Parmi les candidats au rachat de BMG Music Publishing, les noms de Warner et Viacom ont circulé, mais l'offre proposée par Universal a dépassé de loin les dispositions financières de ses concurrents. A un moment où le marché du disque se trouve dans une situation très difficile et que l'analyse de ce pan de l'industrie musicale focalise toutes les attentions, Universal a opéré un placement intelligent en renforçant son activité d'édition, moins soumise aux fluctuations de vente et très lucrative sur le long terme. Les nombreux observateurs extérieurs qui, à l'époque, ont jugé le prix de rachat (1,63 milliard d'euros) très élevé, comparé à une activité qui, sur l'année 2005, avait rapporté « seulement » 371 millions d'euros de chiffre d'affaires et 81 millions d'excédent brut d'exploitation, n'ont pas pris en considération cette perspective de recettes sur le long terme qui est propre à la gestion de catalogues. Outre l'ajout de nouvelles perles à son catalogue pop (Universal a déjà pour elle Madonna et U2), la filiale de Vivendi, grâce au rachat de BMG Music Publishing, peut surtout se renforcer, et ce de manière considérable, dans le domaine de la musique classique, qui fait moins jouer les logiques de médiatisation mais apporte des revenus réguliers et importants tous les ans. Dans un communiqué officiel, Doug Moris, patron d'Universal Music, soulignait le fait que « cette acquisition historique [allait] permettre [à Universal] de diversifier et de développer [son] portefeuille d'édition musicale, notamment dans des domaines clés tels que la musique d'ambiance et la musique classique et sacrée ». Et c'est bien sur ce point que l'événement prend sa tournure la plus dramatique pour le britannique EMI, qui détenait la place de numéro un sur ce secteur depuis de très nombreuses années.

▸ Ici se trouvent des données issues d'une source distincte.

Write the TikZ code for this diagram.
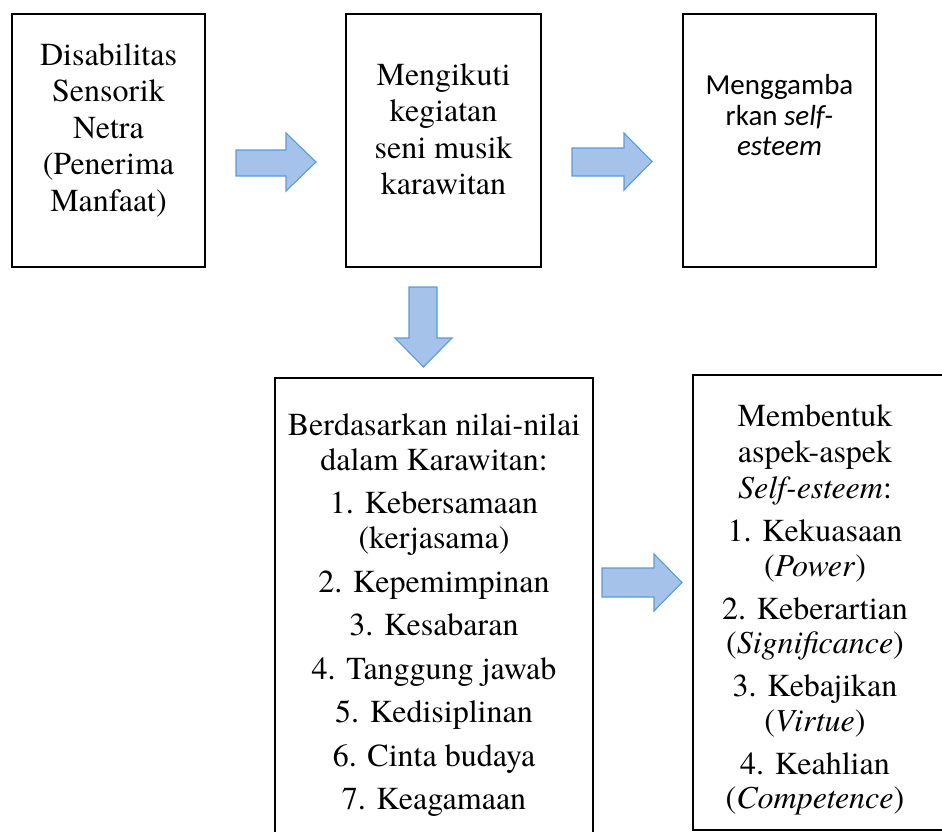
\documentclass[tikz,border=0pt]{standalone}
\usepackage{fontspec}
\IfFontExistsTF{texgyretermes-regular.otf}{%
  \newfontfamily\serifx{texgyretermes}[Extension=.otf,UprightFont=*-regular,ItalicFont=*-italic,BoldFont=*-bold]}{%
  \newfontfamily\serifx{Liberation Serif}}
\newfontfamily\calfont{Carlito}
\definecolor{arrowfill}{HTML}{A5C3EA}
\definecolor{arrowdraw}{HTML}{5B9BD5}
\begin{document}
\begin{tikzpicture}[x=1pt,y=-1pt,
  box/.style={draw=black,line width=2.6pt,inner sep=0pt,outer sep=0pt,anchor=north west},
  txt/.style={anchor=base,inner sep=0pt,font=\serifx\fontsize{32}{36.6}\selectfont},
  ctxt/.style={anchor=base,inner sep=0pt,font=\calfont\fontsize{29}{30.5}\selectfont},
  blockarrow/.style={fill=arrowfill,draw=arrowdraw,line width=1.1pt,line join=miter}]
\useasboundingbox (0,0) rectangle (942,831);
\clip (0,0) rectangle (942,831);
% boxes
\node[box,minimum width=193pt,minimum height=253pt] (b1) at (12,14) {};
\node[box,minimum width=195pt,minimum height=253pt] (b2) at (346,14) {};
\node[box,minimum width=193pt,minimum height=253pt] (b3) at (683,14) {};
\node[box,minimum width=318pt,minimum height=520pt] (b4) at (275,378) {};
\node[box,minimum width=260pt,minimum height=455pt] (b5) at (693,375) {};
% block arrows
\draw[blockarrow] (236,150) -- (286,150) -- (286,133) -- (316,162) -- (286,191) -- (286,176) -- (236,176) -- cycle;
\draw[blockarrow] (572,148) -- (624,148) -- (624,133) -- (652,161.5) -- (624,190) -- (624,176) -- (572,176) -- cycle;
\draw[blockarrow] (409,287) -- (437,287) -- (437,338) -- (452,338) -- (423.5,367) -- (395,338) -- (409,338) -- cycle;
\draw[blockarrow] (602,568) -- (654,568) -- (654,554) -- (682,582.5) -- (654,611) -- (654,597) -- (602,597) -- cycle;
% box 1
\node[txt] (t11) at (108.5,65) {Disabilitas};
\node[txt] (t12) at (108.5,101.6) {Sensorik};
\node[txt] (t13) at (108.5,138.2) {Netra};
\node[txt] (t14) at (108.5,174.8) {(Penerima};
\node[txt] (t15) at (108.5,211.4) {Manfaat)};
% box 2
\node[txt] (t21) at (443.5,85) {Mengikuti};
\node[txt] (t22) at (443.5,121.6) {kegiatan};
\node[txt] (t23) at (443.5,158.2) {seni musik};
\node[txt] (t24) at (443.5,194.8) {karawitan};
% box 3
\node[ctxt] (t31) at (779.5,94) {Menggamba};
\node[ctxt] (t32) at (779.5,125) {rkan \textit{self-}};
\node[ctxt] (t33) at (779.5,155) {\textit{esteem}};
% box 4
\node[txt] (t41) at (434,435) {Berdasarkan nilai-nilai};
\node[txt] (t42) at (434,470) {dalam Karawitan:};
\node[txt] (t43) at (434,513.5) {1. Kebersamaan};
\node[txt] (t44) at (434,548.5) {(kerjasama)};
\node[txt] (t45) at (434,592) {2. Kepemimpinan};
\node[txt] (t46) at (434,635.5) {3. Kesabaran};
\node[txt] (t47) at (434,679) {4. Tanggung jawab};
\node[txt] (t48) at (434,722.5) {5. Kedisiplinan};
\node[txt] (t49) at (434,766) {6. Cinta budaya};
\node[txt] (t410) at (434,809.5) {7. Keagamaan};
% box 5
\node[txt] (t51) at (815,426) {Membentuk};
\node[txt] (t52) at (815,462) {aspek-aspek};
\node[txt] (t53) at (815,498.5) {\textit{Self-esteem}:};
\node[txt] (t54) at (815,541.5) {1. Kekuasaan};
\node[txt] (t55) at (815,576) {(\textit{Power})};
\node[txt] (t56) at (815,619) {2. Keberartian};
\node[txt] (t57) at (815,653.5) {(\textit{Significance})};
\node[txt] (t58) at (815,696.5) {3. Kebajikan};
\node[txt] (t59) at (815,731) {(\textit{Virtue})};
\node[txt] (t510) at (815,774) {4. Keahlian};
\node[txt] (t511) at (815,808.5) {(\textit{Competence})};
\end{tikzpicture}
\end{document}
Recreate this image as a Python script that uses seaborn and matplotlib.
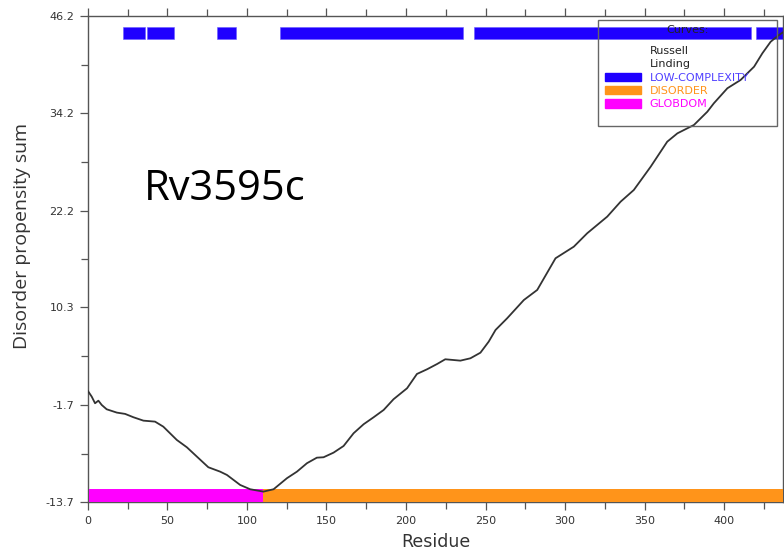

Le « cadeau », cher payé, de Bertelsmann à Universal est suivi d'un versement, dans le sens inverse, de 60 millions de dollars : Bertelsmann obtient ainsi, de la part d'Universal, le retrait d'une plainte déposée en 2003, dans l'affaire Napster. La filiale de Vivendi accusait son concurrent allemand d'avoir soutenu indûment la plate-forme de téléchargement en ligne. Pour les équipes dirigeantes de Bertelsmann comme d'Universal, cet accord n'aurait fait l'objet d'aucune interférence avec la transaction opérée sur BMG Music Publishing. La vente de cette dernière a été validée en mai 2007 par les autorités de la concurrence de Bruxelles, conclusion qui était loin d'être certaine, puisque la Cour européenne de Justice avait annulé la fusion de Sony et de BMG à l'été 2006 (lire la Décision de la Commission du 22 mai 2007 déclarant une concentration compatible avec le marché commun et le fonctionnement de l'accord EEE, Affaire n°COMP/M.4404 – Universal/BMG Publishing).
Suite à l'intégration de BMG Music Publishing, Universal a réussi à maintenir une position nette de leader sur tous les pans de l'industrie musicale. En août 2010, la presse britannique signalait que le groupe Coldplay, qui avait signé son premier album chez BMG Music Publishing, était sur le point de conclure avec sa nouvelle maison, Universal, l'un des contrats les plus importants de l'histoire de la musique, pour une somme qui pourrait se chiffrer à plusieurs millions de dollars pour chaque membre du groupe. A cette occasion, nombreux sont les journalistes à avoir rappelé avec insistance qu'Universal profitait sur ce point de l'héritage en or (Coldplay a vendu, à l'heure actuelle, plus de 50 millions d'albums à travers le monde) du groupe allemand Bertelsmann.